_Work to complete:_ Print, word for word, every line from the beginning of the listing up to and including the line with "import plotly.graph_objects as go". Pictures are to be excluded.

Start of Records shown

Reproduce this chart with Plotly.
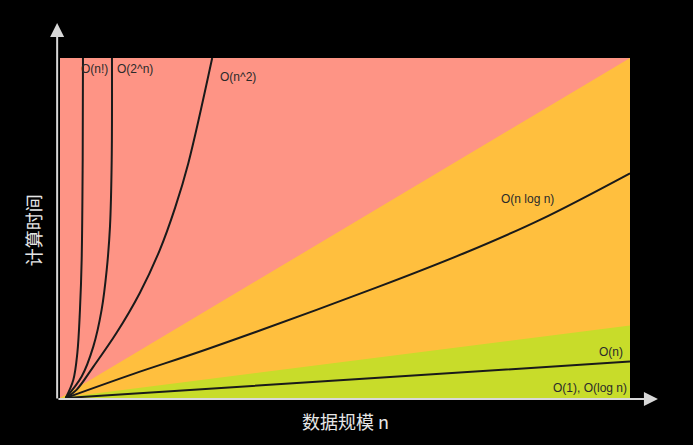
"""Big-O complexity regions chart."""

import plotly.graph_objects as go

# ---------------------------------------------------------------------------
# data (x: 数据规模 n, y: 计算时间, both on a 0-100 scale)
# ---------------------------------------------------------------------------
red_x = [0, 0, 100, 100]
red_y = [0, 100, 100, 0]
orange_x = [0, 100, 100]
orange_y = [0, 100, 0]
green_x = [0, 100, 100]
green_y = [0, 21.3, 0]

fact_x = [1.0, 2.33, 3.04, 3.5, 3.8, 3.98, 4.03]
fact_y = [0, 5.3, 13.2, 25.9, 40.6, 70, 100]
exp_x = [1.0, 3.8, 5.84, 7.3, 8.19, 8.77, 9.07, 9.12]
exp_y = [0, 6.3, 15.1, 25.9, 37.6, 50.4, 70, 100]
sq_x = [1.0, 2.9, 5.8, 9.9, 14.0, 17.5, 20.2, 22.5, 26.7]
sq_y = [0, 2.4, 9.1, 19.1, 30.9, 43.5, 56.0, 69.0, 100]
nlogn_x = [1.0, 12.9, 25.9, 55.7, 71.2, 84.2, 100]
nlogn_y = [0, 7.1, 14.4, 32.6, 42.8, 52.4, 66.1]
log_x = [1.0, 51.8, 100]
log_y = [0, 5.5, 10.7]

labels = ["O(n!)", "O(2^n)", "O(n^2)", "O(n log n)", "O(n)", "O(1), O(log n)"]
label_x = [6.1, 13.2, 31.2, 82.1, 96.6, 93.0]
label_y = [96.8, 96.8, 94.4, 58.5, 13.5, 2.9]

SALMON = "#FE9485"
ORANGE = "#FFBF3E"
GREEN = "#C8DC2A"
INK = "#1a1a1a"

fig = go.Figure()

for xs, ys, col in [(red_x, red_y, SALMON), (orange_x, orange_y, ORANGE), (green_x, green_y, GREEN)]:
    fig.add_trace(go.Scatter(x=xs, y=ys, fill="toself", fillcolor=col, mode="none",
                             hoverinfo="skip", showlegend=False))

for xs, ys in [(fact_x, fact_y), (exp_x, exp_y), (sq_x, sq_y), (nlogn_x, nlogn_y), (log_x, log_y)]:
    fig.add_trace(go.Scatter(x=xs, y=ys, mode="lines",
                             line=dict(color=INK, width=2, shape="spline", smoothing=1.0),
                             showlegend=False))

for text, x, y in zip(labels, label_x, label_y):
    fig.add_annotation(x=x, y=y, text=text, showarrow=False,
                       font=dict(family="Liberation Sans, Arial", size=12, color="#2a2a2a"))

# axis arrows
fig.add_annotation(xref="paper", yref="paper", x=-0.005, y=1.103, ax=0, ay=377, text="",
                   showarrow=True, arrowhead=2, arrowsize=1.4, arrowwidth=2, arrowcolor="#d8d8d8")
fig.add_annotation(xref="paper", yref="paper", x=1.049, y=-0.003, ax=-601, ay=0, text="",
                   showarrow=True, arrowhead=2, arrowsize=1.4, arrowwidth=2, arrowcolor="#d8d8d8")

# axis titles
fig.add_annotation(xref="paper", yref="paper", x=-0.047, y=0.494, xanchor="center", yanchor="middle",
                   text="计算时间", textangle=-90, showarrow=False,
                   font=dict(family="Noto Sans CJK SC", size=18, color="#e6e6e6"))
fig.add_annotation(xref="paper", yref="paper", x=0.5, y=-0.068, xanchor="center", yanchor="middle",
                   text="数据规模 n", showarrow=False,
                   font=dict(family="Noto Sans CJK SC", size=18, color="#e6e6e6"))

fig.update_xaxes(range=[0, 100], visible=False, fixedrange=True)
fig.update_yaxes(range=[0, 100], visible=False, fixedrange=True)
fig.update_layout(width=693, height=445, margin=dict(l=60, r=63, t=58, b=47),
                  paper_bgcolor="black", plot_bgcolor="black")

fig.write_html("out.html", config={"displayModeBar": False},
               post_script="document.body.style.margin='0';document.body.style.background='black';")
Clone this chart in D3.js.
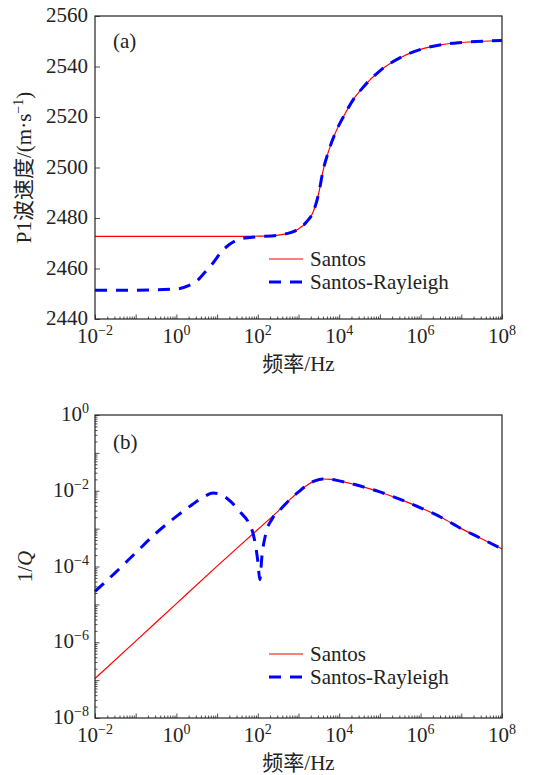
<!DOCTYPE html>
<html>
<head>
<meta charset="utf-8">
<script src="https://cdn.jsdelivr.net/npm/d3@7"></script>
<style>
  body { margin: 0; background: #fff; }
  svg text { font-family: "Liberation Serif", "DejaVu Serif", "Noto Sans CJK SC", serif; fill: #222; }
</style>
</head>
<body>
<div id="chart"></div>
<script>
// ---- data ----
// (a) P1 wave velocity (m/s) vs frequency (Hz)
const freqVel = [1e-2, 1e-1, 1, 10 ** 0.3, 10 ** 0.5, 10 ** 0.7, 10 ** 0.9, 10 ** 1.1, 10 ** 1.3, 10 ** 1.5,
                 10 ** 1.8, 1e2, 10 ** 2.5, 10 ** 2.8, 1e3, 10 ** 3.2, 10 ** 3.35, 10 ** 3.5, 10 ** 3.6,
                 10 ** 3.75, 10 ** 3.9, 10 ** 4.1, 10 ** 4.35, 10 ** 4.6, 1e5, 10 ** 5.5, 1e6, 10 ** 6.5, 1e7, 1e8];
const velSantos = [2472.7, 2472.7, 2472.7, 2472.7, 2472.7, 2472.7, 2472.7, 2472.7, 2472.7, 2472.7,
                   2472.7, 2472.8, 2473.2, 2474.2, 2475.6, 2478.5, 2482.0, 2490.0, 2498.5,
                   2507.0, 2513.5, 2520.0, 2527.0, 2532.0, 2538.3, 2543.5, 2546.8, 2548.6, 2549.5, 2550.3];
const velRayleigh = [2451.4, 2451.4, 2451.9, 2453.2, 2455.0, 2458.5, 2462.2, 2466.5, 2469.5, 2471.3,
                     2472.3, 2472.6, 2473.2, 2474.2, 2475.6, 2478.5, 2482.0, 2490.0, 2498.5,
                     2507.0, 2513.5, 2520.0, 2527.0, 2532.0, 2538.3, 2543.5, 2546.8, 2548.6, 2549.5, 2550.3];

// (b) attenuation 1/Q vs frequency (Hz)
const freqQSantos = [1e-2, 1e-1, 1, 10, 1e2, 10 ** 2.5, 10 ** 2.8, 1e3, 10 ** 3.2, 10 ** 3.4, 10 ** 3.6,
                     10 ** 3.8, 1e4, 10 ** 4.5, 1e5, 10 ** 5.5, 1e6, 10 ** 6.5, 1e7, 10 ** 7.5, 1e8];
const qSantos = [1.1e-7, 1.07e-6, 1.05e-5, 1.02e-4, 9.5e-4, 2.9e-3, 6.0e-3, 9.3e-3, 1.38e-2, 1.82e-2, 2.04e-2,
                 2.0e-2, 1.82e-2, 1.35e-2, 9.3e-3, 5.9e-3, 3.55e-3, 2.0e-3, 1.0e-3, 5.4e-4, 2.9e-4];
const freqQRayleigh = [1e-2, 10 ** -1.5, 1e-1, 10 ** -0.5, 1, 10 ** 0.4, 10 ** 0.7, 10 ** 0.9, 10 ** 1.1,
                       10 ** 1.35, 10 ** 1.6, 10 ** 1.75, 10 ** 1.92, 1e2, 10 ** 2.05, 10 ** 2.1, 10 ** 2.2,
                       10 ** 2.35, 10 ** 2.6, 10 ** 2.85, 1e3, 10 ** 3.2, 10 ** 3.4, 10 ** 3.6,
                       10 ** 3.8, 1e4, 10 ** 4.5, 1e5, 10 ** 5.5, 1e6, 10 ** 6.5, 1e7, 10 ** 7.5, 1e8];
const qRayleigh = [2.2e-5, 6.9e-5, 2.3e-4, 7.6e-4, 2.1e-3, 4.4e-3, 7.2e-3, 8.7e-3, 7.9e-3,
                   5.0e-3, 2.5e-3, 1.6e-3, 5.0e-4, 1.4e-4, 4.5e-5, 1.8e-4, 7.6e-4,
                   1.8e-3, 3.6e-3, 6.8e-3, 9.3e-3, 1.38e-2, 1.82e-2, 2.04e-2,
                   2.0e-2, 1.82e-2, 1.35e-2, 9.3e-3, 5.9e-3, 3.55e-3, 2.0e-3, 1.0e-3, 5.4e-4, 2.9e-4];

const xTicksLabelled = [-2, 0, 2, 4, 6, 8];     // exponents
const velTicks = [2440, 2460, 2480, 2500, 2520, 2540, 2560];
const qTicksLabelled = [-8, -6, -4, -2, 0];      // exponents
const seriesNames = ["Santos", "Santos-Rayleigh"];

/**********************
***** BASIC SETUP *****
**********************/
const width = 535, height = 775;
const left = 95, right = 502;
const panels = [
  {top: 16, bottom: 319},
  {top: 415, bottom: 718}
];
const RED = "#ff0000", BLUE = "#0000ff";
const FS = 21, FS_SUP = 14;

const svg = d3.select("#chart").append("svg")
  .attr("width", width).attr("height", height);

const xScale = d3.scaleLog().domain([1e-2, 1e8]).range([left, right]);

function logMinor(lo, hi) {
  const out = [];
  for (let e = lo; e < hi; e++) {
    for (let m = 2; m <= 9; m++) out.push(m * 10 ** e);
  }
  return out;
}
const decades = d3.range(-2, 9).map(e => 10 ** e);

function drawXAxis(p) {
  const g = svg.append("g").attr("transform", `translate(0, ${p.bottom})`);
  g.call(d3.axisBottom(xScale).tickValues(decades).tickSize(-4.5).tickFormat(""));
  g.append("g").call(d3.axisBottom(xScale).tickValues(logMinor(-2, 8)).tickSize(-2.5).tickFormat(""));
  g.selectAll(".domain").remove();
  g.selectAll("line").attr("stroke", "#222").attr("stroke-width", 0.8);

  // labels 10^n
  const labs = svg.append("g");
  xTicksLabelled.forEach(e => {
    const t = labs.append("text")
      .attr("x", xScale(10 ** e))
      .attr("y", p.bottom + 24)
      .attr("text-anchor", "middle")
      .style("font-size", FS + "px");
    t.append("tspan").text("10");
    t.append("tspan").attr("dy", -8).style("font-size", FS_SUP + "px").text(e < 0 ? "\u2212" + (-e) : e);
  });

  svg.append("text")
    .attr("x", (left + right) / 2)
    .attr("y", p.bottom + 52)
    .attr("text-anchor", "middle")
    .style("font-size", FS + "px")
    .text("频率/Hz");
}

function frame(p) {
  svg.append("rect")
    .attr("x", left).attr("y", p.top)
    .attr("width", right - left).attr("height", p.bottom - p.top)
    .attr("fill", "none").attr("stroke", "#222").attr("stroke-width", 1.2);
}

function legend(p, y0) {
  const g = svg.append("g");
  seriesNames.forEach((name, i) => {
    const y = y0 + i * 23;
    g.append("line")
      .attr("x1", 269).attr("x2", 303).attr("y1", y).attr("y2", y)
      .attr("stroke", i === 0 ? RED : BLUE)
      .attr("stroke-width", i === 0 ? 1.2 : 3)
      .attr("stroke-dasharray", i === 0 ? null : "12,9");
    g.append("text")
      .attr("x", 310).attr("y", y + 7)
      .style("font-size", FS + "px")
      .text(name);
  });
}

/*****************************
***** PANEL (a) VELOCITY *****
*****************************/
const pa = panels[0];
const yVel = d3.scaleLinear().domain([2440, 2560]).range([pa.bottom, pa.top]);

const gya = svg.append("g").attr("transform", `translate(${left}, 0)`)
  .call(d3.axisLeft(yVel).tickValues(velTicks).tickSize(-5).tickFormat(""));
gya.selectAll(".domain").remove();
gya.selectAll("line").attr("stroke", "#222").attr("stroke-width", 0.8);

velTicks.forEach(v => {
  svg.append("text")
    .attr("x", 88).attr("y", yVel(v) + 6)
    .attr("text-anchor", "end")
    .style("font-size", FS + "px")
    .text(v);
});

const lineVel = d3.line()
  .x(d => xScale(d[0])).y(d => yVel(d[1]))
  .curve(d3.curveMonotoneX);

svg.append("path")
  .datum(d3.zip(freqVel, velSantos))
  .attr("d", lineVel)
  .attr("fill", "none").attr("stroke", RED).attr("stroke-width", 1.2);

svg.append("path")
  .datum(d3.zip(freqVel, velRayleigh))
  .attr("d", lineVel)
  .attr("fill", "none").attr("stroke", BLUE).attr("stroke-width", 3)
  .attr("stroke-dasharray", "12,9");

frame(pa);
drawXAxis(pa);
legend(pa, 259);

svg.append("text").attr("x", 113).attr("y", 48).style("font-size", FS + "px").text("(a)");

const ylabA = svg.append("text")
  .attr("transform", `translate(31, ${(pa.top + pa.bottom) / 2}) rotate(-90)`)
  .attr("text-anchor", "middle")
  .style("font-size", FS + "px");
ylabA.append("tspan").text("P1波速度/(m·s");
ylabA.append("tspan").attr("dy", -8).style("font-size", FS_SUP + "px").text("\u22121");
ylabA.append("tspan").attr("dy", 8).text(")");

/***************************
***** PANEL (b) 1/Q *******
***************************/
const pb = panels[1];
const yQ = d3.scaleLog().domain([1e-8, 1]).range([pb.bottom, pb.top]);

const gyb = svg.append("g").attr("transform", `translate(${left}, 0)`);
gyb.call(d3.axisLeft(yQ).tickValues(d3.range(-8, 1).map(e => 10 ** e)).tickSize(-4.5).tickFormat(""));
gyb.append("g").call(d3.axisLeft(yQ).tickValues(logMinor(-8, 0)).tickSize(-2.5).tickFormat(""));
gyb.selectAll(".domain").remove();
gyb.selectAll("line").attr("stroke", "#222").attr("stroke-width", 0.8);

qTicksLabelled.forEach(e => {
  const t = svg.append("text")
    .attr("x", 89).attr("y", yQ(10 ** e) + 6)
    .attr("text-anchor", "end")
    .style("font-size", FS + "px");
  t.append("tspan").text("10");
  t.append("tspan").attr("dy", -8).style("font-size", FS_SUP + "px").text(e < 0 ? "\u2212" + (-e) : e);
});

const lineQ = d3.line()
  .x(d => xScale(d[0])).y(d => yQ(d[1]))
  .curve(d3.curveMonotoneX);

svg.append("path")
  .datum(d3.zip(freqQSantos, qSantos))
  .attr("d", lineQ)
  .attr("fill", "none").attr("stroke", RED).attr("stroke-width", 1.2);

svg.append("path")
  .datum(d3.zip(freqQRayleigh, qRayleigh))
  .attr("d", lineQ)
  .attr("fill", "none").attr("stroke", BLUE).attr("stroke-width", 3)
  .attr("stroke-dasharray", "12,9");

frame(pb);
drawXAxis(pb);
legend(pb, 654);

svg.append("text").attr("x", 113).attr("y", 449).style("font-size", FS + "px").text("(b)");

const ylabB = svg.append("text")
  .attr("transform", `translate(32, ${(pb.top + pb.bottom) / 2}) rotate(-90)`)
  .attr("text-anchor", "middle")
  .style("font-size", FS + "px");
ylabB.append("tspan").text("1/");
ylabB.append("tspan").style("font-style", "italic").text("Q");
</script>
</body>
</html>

End of Records shown

_Exercise result:_
Reproduce this chart with Plotly.
"""Big-O complexity regions chart."""

import plotly.graph_objects as go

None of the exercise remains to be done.